## Given task
Read the listing and extract each line that includes the word "chart".

[Begin Information shown]

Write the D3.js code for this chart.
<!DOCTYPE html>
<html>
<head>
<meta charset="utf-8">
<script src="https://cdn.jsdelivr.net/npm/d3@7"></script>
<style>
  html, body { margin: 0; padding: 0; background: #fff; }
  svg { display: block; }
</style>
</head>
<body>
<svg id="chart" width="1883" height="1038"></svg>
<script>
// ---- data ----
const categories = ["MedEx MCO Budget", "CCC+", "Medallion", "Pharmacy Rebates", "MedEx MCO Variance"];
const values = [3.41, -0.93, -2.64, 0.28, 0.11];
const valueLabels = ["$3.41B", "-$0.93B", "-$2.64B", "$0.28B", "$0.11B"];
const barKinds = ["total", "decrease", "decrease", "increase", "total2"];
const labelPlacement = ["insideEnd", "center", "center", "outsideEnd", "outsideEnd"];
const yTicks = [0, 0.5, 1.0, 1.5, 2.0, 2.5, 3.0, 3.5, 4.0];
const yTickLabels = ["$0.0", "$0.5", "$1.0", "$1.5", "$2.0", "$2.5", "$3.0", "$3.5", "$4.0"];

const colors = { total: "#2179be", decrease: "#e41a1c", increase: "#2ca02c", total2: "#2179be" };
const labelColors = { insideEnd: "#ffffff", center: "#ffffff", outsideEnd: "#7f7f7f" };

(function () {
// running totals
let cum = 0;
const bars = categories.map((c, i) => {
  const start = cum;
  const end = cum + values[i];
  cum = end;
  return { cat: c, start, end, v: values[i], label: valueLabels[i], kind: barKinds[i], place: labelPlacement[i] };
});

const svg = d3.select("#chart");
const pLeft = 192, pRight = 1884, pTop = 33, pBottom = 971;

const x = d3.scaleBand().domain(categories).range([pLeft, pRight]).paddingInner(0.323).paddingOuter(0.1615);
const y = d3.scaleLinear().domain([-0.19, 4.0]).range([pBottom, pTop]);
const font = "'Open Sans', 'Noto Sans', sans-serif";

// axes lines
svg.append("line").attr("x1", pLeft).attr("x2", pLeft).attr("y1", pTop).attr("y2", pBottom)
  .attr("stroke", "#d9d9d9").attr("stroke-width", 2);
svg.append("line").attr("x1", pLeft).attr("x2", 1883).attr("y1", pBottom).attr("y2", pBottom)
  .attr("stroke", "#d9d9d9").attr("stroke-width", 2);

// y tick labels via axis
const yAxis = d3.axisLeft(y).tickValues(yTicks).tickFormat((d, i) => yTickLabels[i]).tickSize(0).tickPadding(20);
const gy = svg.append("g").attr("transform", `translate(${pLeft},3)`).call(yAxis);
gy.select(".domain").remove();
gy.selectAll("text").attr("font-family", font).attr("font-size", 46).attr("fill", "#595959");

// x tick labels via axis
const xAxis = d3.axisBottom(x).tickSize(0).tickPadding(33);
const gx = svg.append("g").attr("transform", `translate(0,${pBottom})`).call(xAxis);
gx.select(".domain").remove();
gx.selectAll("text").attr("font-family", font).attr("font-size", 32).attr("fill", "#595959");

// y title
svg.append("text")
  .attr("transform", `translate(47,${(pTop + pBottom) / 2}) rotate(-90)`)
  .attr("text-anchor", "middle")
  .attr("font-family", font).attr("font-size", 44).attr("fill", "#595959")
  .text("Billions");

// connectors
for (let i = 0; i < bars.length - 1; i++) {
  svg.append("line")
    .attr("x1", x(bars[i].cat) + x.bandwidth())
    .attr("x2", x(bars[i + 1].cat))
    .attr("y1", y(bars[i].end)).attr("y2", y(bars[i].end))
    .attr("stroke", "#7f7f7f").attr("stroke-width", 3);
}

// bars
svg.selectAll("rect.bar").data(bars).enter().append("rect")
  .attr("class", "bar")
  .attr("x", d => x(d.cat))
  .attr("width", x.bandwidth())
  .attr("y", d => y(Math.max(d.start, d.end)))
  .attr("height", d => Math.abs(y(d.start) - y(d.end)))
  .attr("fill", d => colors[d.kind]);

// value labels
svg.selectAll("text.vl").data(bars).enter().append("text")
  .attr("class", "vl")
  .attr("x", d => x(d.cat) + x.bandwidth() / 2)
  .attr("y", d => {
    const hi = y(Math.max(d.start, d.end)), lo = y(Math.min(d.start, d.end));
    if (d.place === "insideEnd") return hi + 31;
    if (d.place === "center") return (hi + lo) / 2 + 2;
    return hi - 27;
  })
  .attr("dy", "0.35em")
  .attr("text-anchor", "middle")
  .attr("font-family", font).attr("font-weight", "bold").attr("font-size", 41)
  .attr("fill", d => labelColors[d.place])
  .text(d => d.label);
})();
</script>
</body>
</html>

[End Information shown]

## Task answer
Write the D3.js code for this chart.
<svg id="chart" width="1883" height="1038"></svg>
const svg = d3.select("#chart");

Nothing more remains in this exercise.